::: DATA :::

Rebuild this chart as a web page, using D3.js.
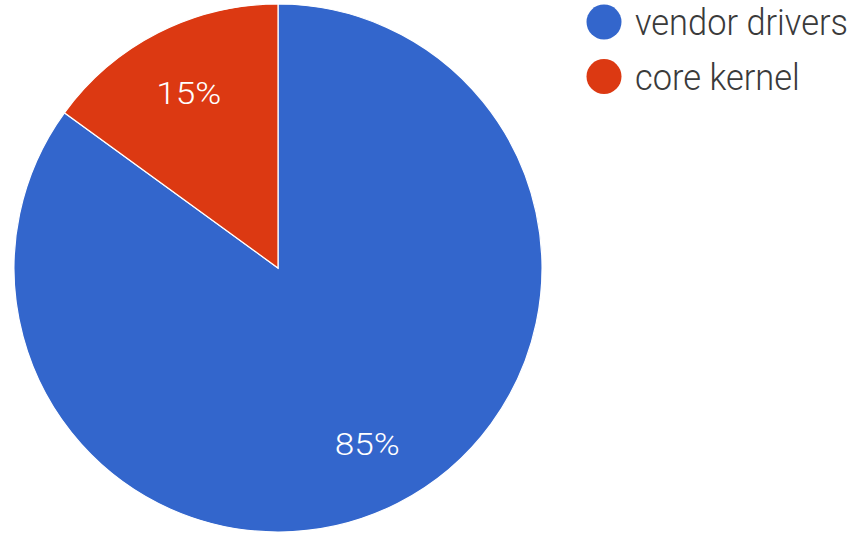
<!DOCTYPE html>
<html>
<head>
<meta charset="utf-8">
<script src="https://cdn.jsdelivr.net/npm/d3@7"></script>
<style>
  html, body { margin: 0; padding: 0; background: #fff; }
  svg { display: block; }
  text { font-family: Roboto, "Liberation Sans", Arial, sans-serif; font-weight: 300; }
</style>
</head>
<body>
<svg id="chart" width="852" height="533"></svg>
<script>
// Share of code by origin
const categories = ["vendor drivers", "core kernel"];
const shares = [85, 15];
const colors = ["#3366cc", "#dc3912"];

const svg = d3.select("#chart");
const cx = 278, cy = 268, radius = 264;

const color = d3.scaleOrdinal().domain(categories).range(colors);

const pie = d3.pie().sort(null).value(d => d.value);
const data = categories.map((c, i) => ({ name: c, value: shares[i] }));
const arcs = pie(data);

const arc = d3.arc().innerRadius(0).outerRadius(radius);
const labelArc = d3.arc().innerRadius(radius * 0.745).outerRadius(radius * 0.745);

const g = svg.append("g").attr("transform", `translate(${cx},${cy})`);

g.selectAll("path.slice")
  .data(arcs)
  .join("path")
  .attr("class", "slice")
  .attr("d", arc)
  .attr("fill", d => color(d.data.name))
  .attr("stroke", "#fff")
  .attr("stroke-width", 1.2);

const total = d3.sum(shares);
g.selectAll("text.pct")
  .data(arcs)
  .join("text")
  .attr("class", "pct")
  .attr("transform", d => `translate(${labelArc.centroid(d)}) scale(1.1,1)`)
  .attr("text-anchor", "middle")
  .attr("dy", "0.36em")
  .attr("fill", "#fff")
  .attr("font-size", 32)
  .text(d => Math.round(d.data.value / total * 100) + "%");

// Legend
const legend = svg.append("g").attr("transform", "translate(604,22)");
const rows = legend.selectAll("g.row")
  .data(categories)
  .join("g")
  .attr("class", "row")
  .attr("transform", (d, i) => `translate(0,${i * 54.5})`);

rows.append("circle")
  .attr("r", 17.5)
  .attr("fill", d => color(d));

rows.append("text")
  .attr("transform", "translate(31,0) scale(0.93,1)")
  .attr("dy", "0.36em")
  .attr("fill", "#3a3a3a")
  .attr("font-size", 37)
  .text(d => d);
</script>
</body>
</html>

:::

Search the preceding listing for "chart" and extract every line where it is found.

Rebuild this chart as a web page, using D3.js.
<svg id="chart" width="852" height="533"></svg>
const svg = d3.select("#chart");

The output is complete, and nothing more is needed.